#### [Exercise instructions]
Starting with the first line below, extract each line through the one that contains "XAxis, YAxis, CartesianGrid", inclusive, excluding pictures.

#### [Extracted data]
-- -- --

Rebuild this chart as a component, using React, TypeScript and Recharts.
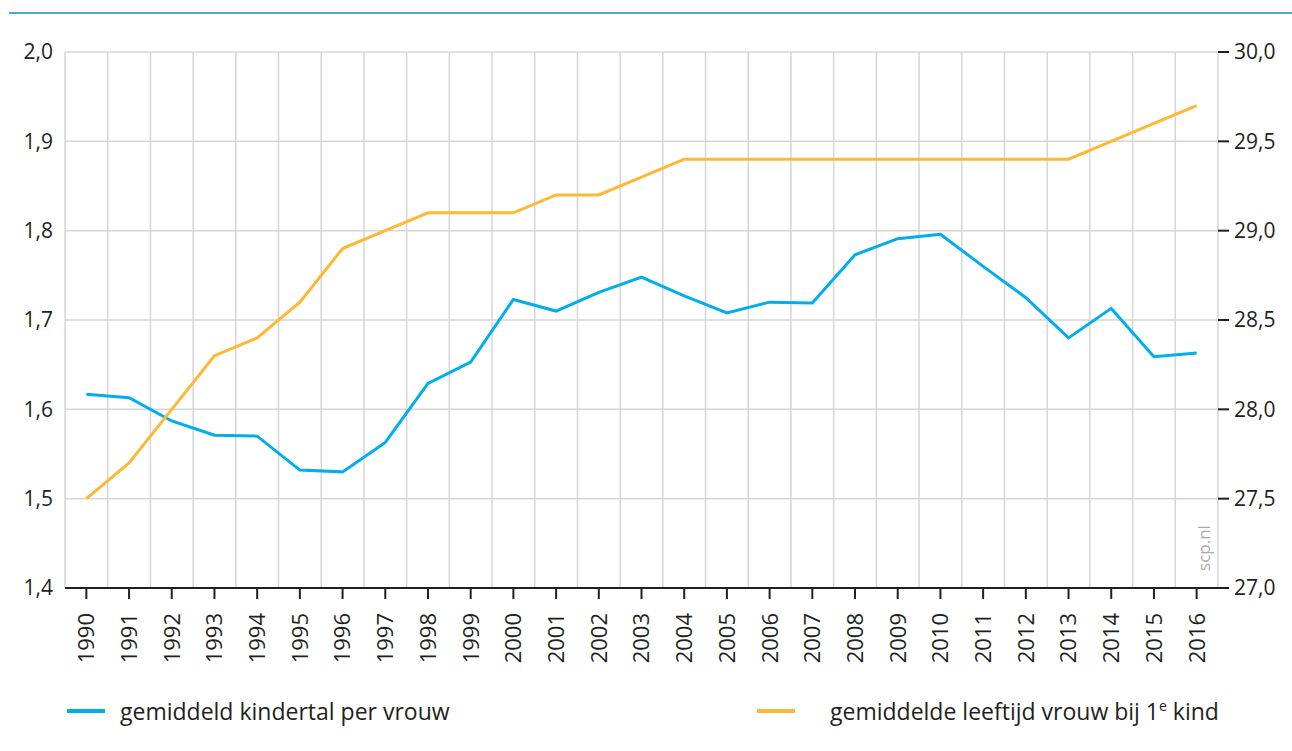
import React from "react"
import { LineChart, Line, XAxis, YAxis, CartesianGrid } from "recharts"

// years shown on the x axis
const years = [
  "1990", "1991", "1992", "1993", "1994", "1995", "1996", "1997", "1998", "1999",
  "2000", "2001", "2002", "2003", "2004", "2005", "2006", "2007", "2008", "2009",
  "2010", "2011", "2012", "2013", "2014", "2015", "2016",
]

// gemiddeld kindertal per vrouw (left axis)
const kindertal = [
  1.617, 1.613, 1.587, 1.571, 1.570, 1.532, 1.530, 1.563, 1.629, 1.653,
  1.723, 1.710, 1.731, 1.748, 1.727, 1.708, 1.720, 1.719, 1.773, 1.791,
  1.796, 1.760, 1.725, 1.680, 1.713, 1.659, 1.663,
]

// gemiddelde leeftijd vrouw bij 1e kind (right axis)
const leeftijd = [
  27.5, 27.7, 28.0, 28.3, 28.4, 28.6, 28.9, 29.0, 29.1, 29.1,
  29.1, 29.2, 29.2, 29.3, 29.4, 29.4, 29.4, 29.4, 29.4, 29.4,
  29.4, 29.4, 29.4, 29.4, 29.5, 29.6, 29.7,
]

const leftTicks = [1.4, 1.5, 1.6, 1.7, 1.8, 1.9, 2.0]
const rightTicks = [27.0, 27.5, 28.0, 28.5, 29.0, 29.5, 30.0]

const BLUE = "#00aeef"
const ORANGE = "#fdb933"
const TEXT = "#231f20"
const FONT = "'Open Sans', sans-serif"

const data = years.map((year, i) => ({
  year,
  kindertal: kindertal[i],
  leeftijd: leeftijd[i],
}))

const fmt = (v: number) => v.toFixed(1).replace(".", ",")

const YearTick = (props: any) => {
  const { x, y, payload } = props
  return (
    <text
      transform={`translate(${x},${y + 12}) rotate(-90)`}
      textAnchor="end"
      dy="0.36em"
      fontSize={22}
      fill={TEXT}
      fontFamily={FONT}
    >
      {payload.value}
    </text>
  )
}

export default function App() {
  return (
    <div style={{ position: "absolute", left: 0, top: 0, width: 1292, height: 751, background: "#fff", fontFamily: FONT }}>
      <div style={{ position: "absolute", left: 9, right: 0, top: 12, height: 2, background: "#4ea5d9" }} />
      <LineChart
        width={1292}
        height={751}
        data={data}
        margin={{ top: 52, right: 0, left: 5, bottom: 103 }}
      >
        <CartesianGrid
          yAxisId="left"
          stroke="#d6d6d6"
          strokeWidth={1.5}
          verticalCoordinatesGenerator={({ offset }: any) =>
            Array.from({ length: years.length + 1 }, (_, i) => offset.left + (i * offset.width) / years.length)
          }
        />
        <XAxis
          dataKey="year"
          scale="point"
          padding={{ left: 21.35, right: 21.35 }}
          interval={0}
          height={60}
          tickSize={11}
          axisLine={{ stroke: "#231f20", strokeWidth: 2 }}
          tickLine={{ stroke: "#231f20", strokeWidth: 2 }}
          tick={<YearTick />}
        />
        <YAxis
          yAxisId="left"
          width={60}
          domain={[1.4, 2.0]}
          ticks={leftTicks}
          tickFormatter={fmt}
          axisLine={false}
          tickLine={false}
          tickMargin={6}
          tick={{ fontSize: 21, fill: TEXT, fontFamily: FONT }}
        />
        <YAxis
          yAxisId="right"
          orientation="right"
          width={74}
          domain={[27.0, 30.0]}
          ticks={rightTicks}
          tickFormatter={fmt}
          axisLine={false}
          tickSize={11}
          tickMargin={5}
          tickLine={{ stroke: "#231f20", strokeWidth: 2 }}
          tick={{ fontSize: 21, fill: TEXT, fontFamily: FONT }}
        />
        <Line
          yAxisId="left"
          dataKey="kindertal"
          stroke={BLUE}
          strokeWidth={3}
          dot={false}
          isAnimationActive={false}
        />
        <Line
          yAxisId="right"
          dataKey="leeftijd"
          stroke={ORANGE}
          strokeWidth={3}
          dot={false}
          isAnimationActive={false}
        />
      </LineChart>
      <div
        style={{
          position: "absolute",
          left: 1203,
          top: 548,
          transform: "translate(-50%, -50%) rotate(-90deg)",
          color: "#aaaaaa",
          fontSize: 17,
          whiteSpace: "nowrap",
        }}
      >
        scp.nl
      </div>
      <div style={{ position: "absolute", left: 67, top: 695, display: "flex", alignItems: "center", fontSize: 23, color: TEXT }}>
        <span style={{ display: "inline-block", width: 38, height: 4, background: BLUE, marginRight: 15 }} />
        <span>gemiddeld kindertal per vrouw</span>
      </div>
      <div style={{ position: "absolute", left: 757, top: 695, display: "flex", alignItems: "center", fontSize: 23, color: TEXT }}>
        <span style={{ display: "inline-block", width: 38, height: 4, background: ORANGE, marginRight: 35 }} />
        <span>
          gemiddelde leeftijd vrouw bij 1<sup style={{ fontSize: 14 }}>e</sup> kind
        </span>
      </div>
    </div>
  )
}
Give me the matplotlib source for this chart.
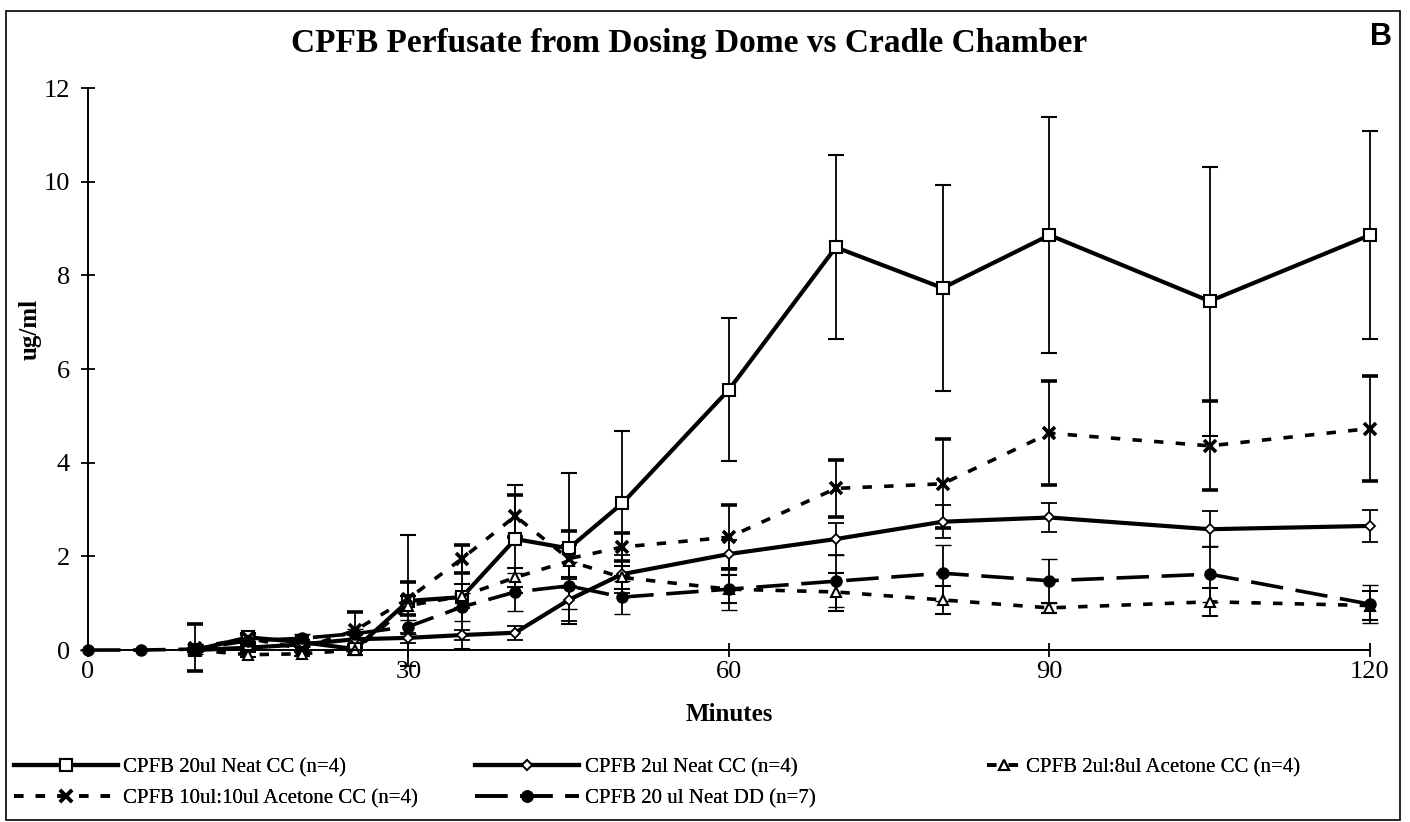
import numpy as np
import matplotlib
matplotlib.use("Agg")
import matplotlib.pyplot as plt
from matplotlib.patches import Rectangle

# -----------------------------------------------------------------------------
# Data
# -----------------------------------------------------------------------------
minutes_cc = [10, 15, 20, 25, 30, 35, 40, 45, 50, 60, 70, 80, 90, 105, 120]
minutes_dd = [0, 5, 10, 15, 20, 25, 30, 35, 40, 45, 50, 60, 70, 80, 90, 105, 120]

neat20_cc = [0.0, 0.27, 0.17, 0.02, 1.05, 1.13, 2.37, 2.17, 3.13, 5.56, 8.60, 7.73, 8.86, 7.45, 8.86]
neat20_cc_err = [0.05, 0.10, 0.05, 0.05, 1.40, 1.11, 1.15, 1.62, 1.55, 1.52, 1.96, 2.20, 2.52, 2.87, 2.22]

neat2_cc = [0.0, 0.05, 0.12, 0.23, 0.26, 0.32, 0.37, 1.07, 1.62, 2.05, 2.37, 2.74, 2.83, 2.58, 2.65]
neat2_cc_err = [0.0, 0.05, 0.05, 0.10, 0.10, 0.10, 0.15, 0.45, 0.40, 0.30, 0.35, 0.35, 0.30, 0.38, 0.35]

acetone_2_8 = [0.0, -0.10, -0.08, 0.0, 0.95, 1.15, 1.55, 1.90, 1.55, 1.30, 1.24, 1.07, 0.90, 1.03, 0.95]
acetone_2_8_err = [0.0, 0.05, 0.05, 0.10, 0.20, 0.25, 0.20, 0.35, 0.25, 0.30, 0.40, 0.30, 0.10, 0.30, 0.30]

acetone_10_10 = [0.05, 0.25, 0.03, 0.42, 1.10, 1.95, 2.86, 1.95, 2.20, 2.41, 3.45, 3.55, 4.63, 4.36, 4.73]
acetone_10_10_err = [0.50, 0.10, 0.05, 0.40, 0.35, 0.30, 0.45, 0.60, 0.30, 0.68, 0.60, 0.95, 1.11, 0.95, 1.13]

neat20_dd = [0.0, 0.0, 0.02, 0.20, 0.25, 0.35, 0.50, 0.92, 1.24, 1.37, 1.13, 1.30, 1.47, 1.64, 1.48, 1.62, 0.98]
neat20_dd_err = [0.0, 0.0, 0.10, 0.10, 0.10, 0.10, 0.15, 0.30, 0.40, 0.50, 0.35, 0.45, 0.55, 0.60, 0.47, 0.60, 0.40]

labels = [
    "CPFB 20ul Neat CC (n=4)",
    "CPFB 2ul Neat CC (n=4)",
    "CPFB 2ul:8ul Acetone CC (n=4)",
    "CPFB 10ul:10ul Acetone CC (n=4)",
    "CPFB 20 ul Neat DD (n=7)",
]

x_ticks = [0, 30, 60, 90, 120]
y_ticks = [0, 2, 4, 6, 8, 10, 12]

# -----------------------------------------------------------------------------
# Styles
# -----------------------------------------------------------------------------
SERIF = ["Liberation Serif", "DejaVu Serif"]
short_dash = (0, (2.6, 3.4))
long_dash = (0, (9, 3.5))

styles = [
    dict(ls="-", lw=3.0, marker="s", ms=8, mfc="white", mec="black", mew=1.5),
    dict(ls="-", lw=3.0, marker="D", ms=5, mfc="white", mec="black", mew=1.3),
    dict(ls=short_dash, lw=2.6, marker="^", ms=7, mfc="white", mec="black", mew=1.5),
    dict(ls=short_dash, lw=2.6, marker="x", ms=9, mfc="black", mec="black", mew=2.6),
    dict(ls=long_dash, lw=2.6, marker="o", ms=8, mfc="black", mec="black", mew=1.0),
]

series = [
    (minutes_cc, neat20_cc, neat20_cc_err),
    (minutes_cc, neat2_cc, neat2_cc_err),
    (minutes_cc, acetone_2_8, acetone_2_8_err),
    (minutes_cc, acetone_10_10, acetone_10_10_err),
    (minutes_dd, neat20_dd, neat20_dd_err),
]

# -----------------------------------------------------------------------------
# Figure
# -----------------------------------------------------------------------------
fig = plt.figure(figsize=(14.10, 8.22), dpi=100)
ax = fig.add_axes([0.0624, 0.2092, 0.9092, 0.6837])

handles = []
for (x, y, err), st, lab in zip(series, styles, labels):
    eb = ax.errorbar(
        x, y, yerr=err,
        color="black", ecolor="black", elinewidth=1.3, capsize=6, capthick=1.3,
        linestyle=st["ls"], linewidth=st["lw"],
        marker=st["marker"], markersize=st["ms"],
        markerfacecolor=st["mfc"], markeredgecolor=st["mec"],
        markeredgewidth=st["mew"], clip_on=False, label=lab,
    )
    for artist in list(eb.lines[1]) + list(eb.lines[2]):
        artist.set_clip_on(False)
    handles.append(eb.lines[0])

ax.set_xlim(0, 120)
ax.set_ylim(0, 12)
ax.set_xticks(x_ticks)
ax.set_yticks(y_ticks)
ax.spines["top"].set_visible(False)
ax.spines["right"].set_visible(False)
for sp in ("left", "bottom"):
    ax.spines[sp].set_linewidth(1.4)
ax.tick_params(direction="inout", length=10, width=1.3, labelsize=19)
ax.tick_params(axis="x", pad=3)
ax.tick_params(axis="y", pad=8)
for t in ax.get_xticklabels() + ax.get_yticklabels():
    t.set_family(SERIF)

ax.set_xlabel("Minutes", fontsize=18, fontweight="bold", family=SERIF, labelpad=14)
ax.set_ylabel("ug/ml", fontsize=18, fontweight="bold", family=SERIF)
ax.yaxis.set_label_coords(-0.036, 0.57)

fig.text(0.489, 0.947, "CPFB Perfusate from Dosing Dome vs Cradle Chamber",
         ha="center", va="center", fontsize=24, fontweight="bold", family=SERIF)
fig.text(0.9795, 0.955, "B", ha="center", va="center", fontsize=22,
         fontweight="bold", family=["Liberation Sans", "DejaVu Sans"])

# legend: three columns placed like the original
leg_kw = dict(loc="upper left", frameon=False, handletextpad=0.25,
              labelspacing=0.55, borderaxespad=0, borderpad=0,
              prop={"family": SERIF, "size": 15})
col_groups = [([0, 3], 0.010, 5.0), ([1, 4], 0.337, 5.0), ([2], 0.700, 1.6)]
for idx, x0, hl in col_groups:
    leg = fig.legend([handles[i] for i in idx], [labels[i] for i in idx],
                     bbox_to_anchor=(x0, 0.078), handlelength=hl, **leg_kw)
    fig.add_artist(leg)

# outer frame around the whole chart
fig.patches.append(Rectangle((0.004, 0.003), 0.989, 0.984, transform=fig.transFigure,
                             fill=False, edgecolor="black", linewidth=1.2))

fig.savefig("out.png", dpi=100)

-- -- --

#### [Solution]
Rebuild this chart as a component, using React, TypeScript and Recharts.
import React from "react"
import { LineChart, Line, XAxis, YAxis, CartesianGrid } from "recharts"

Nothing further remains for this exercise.